8. They aren’t driven by quick wins alone
While celebrating small victories is important, thriving entrepreneurs keep an eye on the long haul.
Bootstrapped or not, building anything worthwhile takes time. Yes, you might have tight deadlines and pressing bills, but that doesn’t mean you can’t lay down a solid foundation for future growth.
Charlie Munger famously advised, “The big money is not in the buying and selling…but in the waiting.” That principle might sound more suited for investing, but it applies to business-building too.
When you’re in it for the long run, you’re more likely to make strategic decisions that nurture sustainable growth instead of short-term patches. You might forego certain quick wins now because they could jeopardize your brand reputation or customer trust later.
It’s not always glamorous to choose delayed gratification, but it often pays off in the form of loyal customers and a more stable business model.
I once turned down a lucrative client project simply because it clashed with our brand values. At the time, it felt like a punch to the gut to say no to that income. Yet, over time, sticking to our integrity attracted other clients who resonated with our mission, which fueled more sustainable, consistent growth.

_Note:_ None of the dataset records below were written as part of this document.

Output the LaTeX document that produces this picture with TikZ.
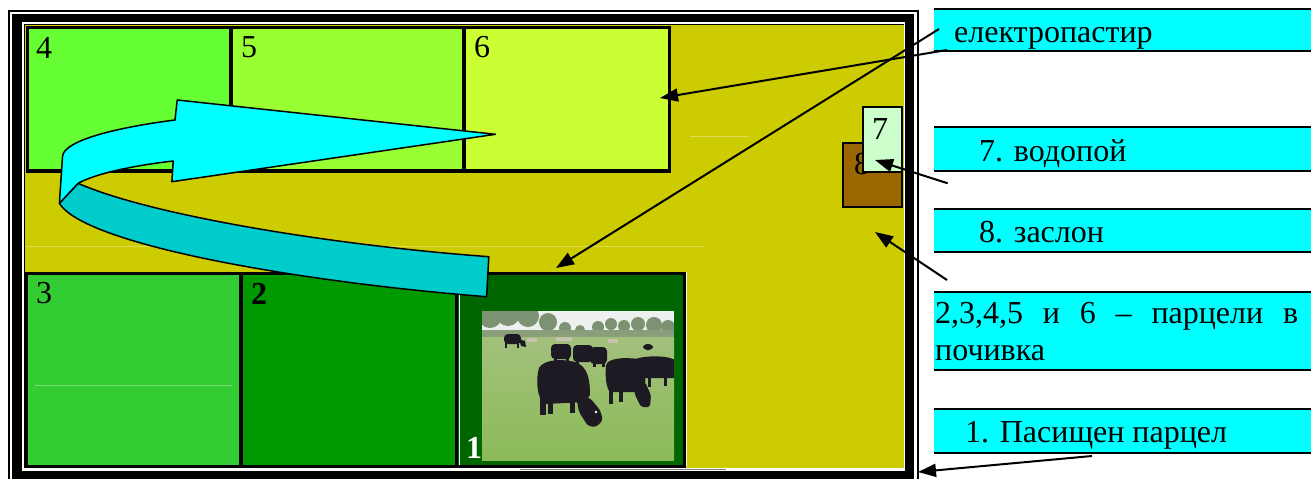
\documentclass[tikz,border=0pt]{standalone}
\usepackage{fontspec}
\setmainfont{Liberation Serif}
\usetikzlibrary{arrows.meta}
\definecolor{field}{HTML}{CCCC00}
\definecolor{pfour}{HTML}{66FF33}
\definecolor{pfive}{HTML}{99FF33}
\definecolor{psix}{HTML}{CCFF33}
\definecolor{pthree}{HTML}{33CC33}
\definecolor{ptwo}{HTML}{009900}
\definecolor{pone}{HTML}{006600}
\definecolor{lcyan}{HTML}{00FFFF}
\definecolor{dcyan}{HTML}{00CCCC}
\definecolor{water}{HTML}{CCFFCC}
\definecolor{gate}{HTML}{996600}
\definecolor{cowc}{HTML}{1E1A24}
\definecolor{skyc}{HTML}{EEF0F0}
\definecolor{treec}{HTML}{7C9272}
\definecolor{treed}{HTML}{8A9E7C}
\definecolor{grassa}{HTML}{A2C07C}
\definecolor{grassb}{HTML}{8CBB58}
\definecolor{beige}{HTML}{C9C4AE}
\begin{document}
\begin{tikzpicture}[x=1pt,y=-1pt,
  plotline/.style={draw=black,line width=3pt},
  divline/.style={draw=black,line width=3.5pt},
  num/.style={font=\fontsize{32}{32}\selectfont, anchor=base west, inner sep=0pt},
  lab/.style={font=\fontsize{32}{38}\selectfont, anchor=base west, inner sep=0pt},
  labbox/.style={fill=lcyan, inner sep=0pt, outer sep=0pt, minimum width=377pt, anchor=north west},
  rule/.style={line width=2pt},
  pointer/.style={line width=2pt, -{Triangle[length=18pt,width=13pt]}},
  faint/.style={white, opacity=0.35, line width=0.8pt},
  cow/.style={fill=cowc, rounded corners=4pt}
]
\fill[white] (0,0) rectangle (1311,479);
\useasboundingbox (0,0) rectangle (1311,479);
% frame
\fill[black] (8,10) rectangle (918.5,479);
\fill[white] (10,12) rectangle (916.5,479);
\fill[black] (12,14) rectangle (914,479);
\fill[white] (22,22) rectangle (905,470.5);
\fill[field] (24.7,25.3) rectangle (903.5,467.7);
\draw[line width=1.2pt] (24.1,467.7) -- (24.1,24.7) -- (903.5,24.7);
\draw[gray, line width=1.5pt] (520,469.5) -- (726,469.5);
% top plots
\fill[pfour] (27,27.5) rectangle (231,171);
\fill[pfive] (231,27.5) rectangle (464,171);
\fill[psix] (464,27.5) rectangle (669,171);
\draw[plotline] (27,27.5) rectangle (669,171);
\draw[divline] (231,27.5) -- (231,171);
\draw[divline] (464,27.5) -- (464,171);
\draw[divline] (27,171) -- (669,171);
% bottom plots
\fill[pthree] (26.5,273) rectangle (241,466);
\fill[ptwo] (241,273) rectangle (457,466);
\fill[pone] (457,273) rectangle (684,466);
\draw[plotline] (26.5,273) rectangle (684,466);
\draw[divline] (241,273) -- (241,466);
\draw[divline] (456.5,273) -- (456.5,466);
\draw[white, line width=1pt] (459.2,274.5) -- (459.2,465);
\draw[white, line width=1pt] (686,272) -- (686,466);
% faint lines
\draw[faint] (26,246.5) -- (704,246.5);
\draw[faint] (690,136) -- (749,136);
\draw[faint] (35,385) -- (232,385);
% photo
\begin{scope}
\clip (482,311) rectangle (674,460);
\fill[skyc] (482,311) rectangle (674,345);
\foreach \cx/\cy/\r in {490/316/12, 508/314/12, 528/316/11, 548/322/9, 565/328/6, 580/330/5, 598/327/6, 611/324/6, 624/326/6, 638/324/7, 654/325/8, 668/327/7}
  \fill[treec] (\cx,\cy) circle[radius=\r];
\fill[treed] (482,330) rectangle (674,340);
\shade[top color=grassa, bottom color=grassb] (482,337) rectangle (674,460);
% distant light cows
\fill[beige] (527,338) rectangle (537,342);
\fill[beige] (556,337) rectangle (572,341);
\fill[beige] (608,339) rectangle (618,343);
% distant dark cows
\fill[cow] (504,334) rectangle (521,344);
\fill[cowc] (505,342) rectangle (507,348); \fill[cowc] (517,342) rectangle (519,348);
\fill[cowc] (519,339) -- (525,341) -- (526,347) -- (521,346) -- cycle;
\fill[cow] (643,344) rectangle (653,350);
% middle cluster
\fill[cow] (551,344) rectangle (571,359);
\fill[cowc] (554,357) rectangle (557,364); \fill[cowc] (566,357) rectangle (569,363);
\fill[cow] (573,345) rectangle (593,362);
\fill[cowc] (576,360) rectangle (579,366);
\fill[cow] (590,347) rectangle (607,364);
\fill[cowc] (593,362) rectangle (596,367); \fill[cowc] (602,362) rectangle (605,367);
% far right cow
\fill[cowc] (631,362) .. controls (635,356) and (660,355) .. (670,358) -- (676,360) -- (676,378) -- (632,378) -- cycle;
\fill[cowc] (638,375) rectangle (642,387); \fill[cowc] (648,375) rectangle (651,387);
\fill[cowc] (664,375) rectangle (667,386);
% right cow
\fill[cowc] (606,366) .. controls (606,358) and (625,357) .. (638,359) .. controls (645,362) and (646,372) .. (645,385) -- (638,392) -- (610,392) .. controls (606,388) and (605,375) .. (606,366) -- cycle;
\fill[cowc] (609,388) rectangle (613,404); \fill[cowc] (619,388) rectangle (623,402);
\fill[cowc, rounded corners=2pt] (633,382) -- (645,382) -- (651,395) -- (650,407) -- (641,407) -- (635,395) -- cycle;
% big cow
\fill[cowc] (538,372) .. controls (538,360) and (560,358) .. (575,362) .. controls (588,366) and (590,380) .. (590,395) -- (585,402) -- (545,404) .. controls (538,400) and (536,385) .. (538,372) -- cycle;
\fill[cowc] (540,398) rectangle (546,415); \fill[cowc] (548,400) rectangle (553,414);
\fill[cowc] (570,400) rectangle (575,413);
\fill[cowc, rounded corners=3pt] (576,396) -- (590,398) -- (600,410) -- (603,420) -- (596,427) -- (588,426) -- (579,412) -- cycle;
\fill[white] (596,412) circle[radius=1.4];
\end{scope}
% plot numbers
\node[num] (n4) at (36,58) {4};
\node[num] (n5) at (241,57) {5};
\node[num] (n6) at (474,57) {6};
\node[num] (n3) at (36,303) {3};
\node[num, font=\fontsize{32}{32}\selectfont\bfseries] (n2) at (251,304) {2};
\node[num, font=\fontsize{32}{32}\selectfont\bfseries, text=white] (n1) at (466,458) {1};
% gate and water
\filldraw[fill=gate, line width=2pt] (843.3,143.3) rectangle (901.7,207.3);
\node[num] (n8) at (854,174) {8};
\filldraw[fill=water, line width=2pt] (863.3,107.3) rectangle (901.7,171.7);
\node[num] (n7) at (872,139.5) {7};
% rotation arrow
\filldraw[fill=dcyan, line width=1.5pt, line join=round] (78.1,183.3) .. controls (150,215) and (330,245) .. (488.8,256.7) -- (486.6,296.7) .. controls (300,282) and (85,245) .. (59.4,203.3) -- cycle;
\filldraw[fill=lcyan, line width=1.5pt, line join=round] (177.2,100) -- (495.5,134.3) -- (171.9,181.7) -- (173.2,161) .. controls (130,166) and (95,174) .. (78.1,183.3) -- (59.4,203.3) -- (62.5,156.7) .. controls (63,140) and (120,127) .. (175,120) -- cycle;
% label boxes
\node[labbox, minimum height=42pt] (b1) at (934,9) {};
\node[labbox, minimum height=43.7pt] (b2) at (934,127) {};
\node[labbox, minimum height=43pt] (b3) at (934,209) {};
\node[labbox, minimum height=78.5pt] (b4) at (934,291.5) {};
\node[labbox, minimum height=43.4pt] (b5) at (934,409.3) {};
\foreach \b in {b1,b2,b3,b4,b5}{
  \draw[rule] (\b.north west) -- (\b.north east);
  \draw[rule] (\b.south west) -- (\b.south east);
}
\node[lab] (t1) at (954,42) {електропастир};
\node[lab] (t2) at (979,161) {7. водопой};
\node[lab] (t3) at (979,242) {8. заслон};
\node[lab] (t4a) at (935,323) {\makebox[363pt][s]{2,3,4,5 и 6 – парцели в}};
\node[lab] (t4b) at (935,360) {почивка};
\node[lab] (t5) at (965,442) {1. Пасищен парцел};
% pointers
\coordinate (e1) at (939,29);
\coordinate (e1t) at (556,268);
\coordinate (e2) at (947,50);
\coordinate (e2t) at (660,98);
\coordinate (w1) at (947.7,183.3);
\coordinate (w1t) at (875,160);
\coordinate (g1) at (947,280);
\coordinate (g1t) at (875,232);
\coordinate (s1) at (1092,456);
\coordinate (s1t) at (918,472);
\draw[pointer] (e1) -- (e1t);
\draw[pointer] (e2) -- (e2t);
\draw[pointer] (w1) -- (w1t);
\draw[pointer] (g1) -- (g1t);
\draw[pointer] (s1) -- (s1t);
\end{tikzpicture}
\end{document}
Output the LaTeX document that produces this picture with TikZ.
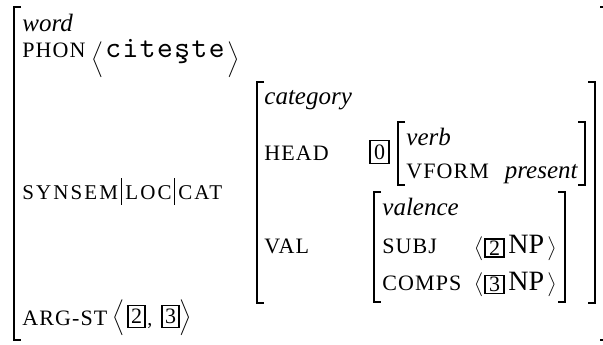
\documentclass[tikz,border=0pt]{standalone}
\usepackage{amsmath}
\usepackage{fontspec}
\setmainfont{Liberation Serif}
\newfontfamily\featfont[LetterSpace=5]{Liberation Serif}
\newfontfamily\pathfont[LetterSpace=10]{Liberation Serif}
\newfontfamily\phonfont[LetterSpace=5]{lmmono10-regular.otf}
\usetikzlibrary{positioning}

% square brackets round an AVM, from (#1-nw) to (#1-se)
\newcommand{\avmbrackets}[1]{%
	\draw[brk] (#1-nw) ++(7,0) -- (#1-nw) -- (#1-nw |- #1-se) -- ++(7,0);
	\draw[brk] (#1-nw -| #1-se) ++(-7,0) -- (#1-nw -| #1-se) -- (#1-se) -- ++(-7,0);
}

\begin{document}
\begin{tikzpicture}[
	x=0.5pt, y=-0.5pt,
	every node/.style={inner sep=0pt, anchor=base west},
	feat/.style={font=\fontsize{11}{13}\featfont},
	path/.style={font=\fontsize{10.5}{13}\pathfont},
	type/.style={font=\fontsize{12.5}{14}\selectfont\itshape},
	tag/.style={draw, line width=0.9pt, anchor=center, font=\fontsize{11}{12}\selectfont,
		minimum width=9.5pt, minimum height=9pt},
	ang/.style={anchor=center},
	brk/.style={line width=0.65pt}
	]
	\useasboundingbox (0,0) rectangle (603,344);
	\clip (0,0) rectangle (603,344);
	
	%--- corners of the matrices ---
	\coordinate (word-nw) at (14,7);    \coordinate (word-se) at (607,340);
	\coordinate (cat-nw)  at (257,82);  \coordinate (cat-se)  at (595,303);
	\coordinate (verb-nw) at (398,122); \coordinate (verb-se) at (585,185);
	\coordinate (val-nw)  at (374,192); \coordinate (val-se)  at (565,302);
	
	\avmbrackets{word}
	\avmbrackets{cat}
	\avmbrackets{verb}
	\avmbrackets{val}
	
	%--- word ---
	\node[type] (word) at (22,31) {word};
	\node[feat] (phon) at (22,57) {PHON};
	\node[ang] (phonL) at (98,60) {$\Big\langle$};
	\node[font=\fontsize{15}{16}\phonfont] (form) at (105,57) {citeşte};
	\node[ang] (phonR) at (234,60) {$\Big\rangle$};
	
	\node[path] (synsem) at (22,199) {SYNSEM};
	\node[path] (loc) at (125,199) {LOC};
	\node[path] (catp) at (178,199) {CAT};
	\draw[line width=0.5pt] (121,178) -- (121,205);
	\draw[line width=0.5pt] (174,178) -- (174,205);
	
	%--- category ---
	\node[type] (cat) at (264,104) {category};
	\node[feat] (head) at (264,160) {HEAD};
	\node[tag, minimum height=11.5pt] (tag0) at (379.5,152) {0};
	\node[type] (verb) at (406,145) {verb};
	\node[feat] (vform) at (406,178) {VFORM};
	\node[type, anchor=base east] (pres) at (578,178) {present};
	
	\node[feat] (val) at (264,253) {VAL};
	
	%--- valence ---
	\node[type] (valence) at (382,215) {valence};
	\node[feat] (subj) at (382,253) {SUBJ};
	\node[ang] (subjL) at (479,249) {$\big\langle$};
	\node[tag] (tag2) at (494.5,248) {2};
	\node[font=\fontsize{14}{15}\selectfont] (np2) at (508,253) {NP};
	\node[ang] (subjR) at (552,249) {$\big\rangle$};
	
	\node[feat] (comps) at (382,290) {COMPS};
	\node[ang] (compsL) at (479,285) {$\big\langle$};
	\node[tag] (tag3) at (494.5,284.5) {3};
	\node[font=\fontsize{14}{15}\selectfont] (np3) at (508,290) {NP};
	\node[ang] (compsR) at (552,285) {$\big\rangle$};
	
	%--- argument structure ---
	\node[feat] (argst) at (22,325) {ARG-ST};
	\node[ang] (argL) at (119,318) {$\Big\langle$};
	\node[tag, minimum width=8.5pt, minimum height=11pt] (arg2) at (136.5,316.5) {2};
	\node (comma) at (147,325) {,};
	\node[tag, minimum width=8.5pt, minimum height=11pt] (arg3) at (170.5,316.5) {3};
	\node[ang] (argR) at (186,318) {$\Big\rangle$};
	
\end{tikzpicture}
\end{document}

Wrapping things up, but it’s still a big deal…
These eight mindsets don’t just help you survive in business—they help you excel, even when you’re strapped for cash.
By seeing constraints as creative springboards, maintaining an ownership attitude, staying resilient, building genuine relationships, embracing continuous learning, celebrating small wins, and keeping your sights on the future, you can shape a business that thrives on very little money.
When I look back at my own entrepreneurial journey, I realize it wasn’t the size of my bank account that made the biggest difference. It was that I learned to think like a problem-solver, a creator, and a connector.
And as you grow and adapt, these mindsets will keep you strong and resourceful—no matter how turbulent your industry might get.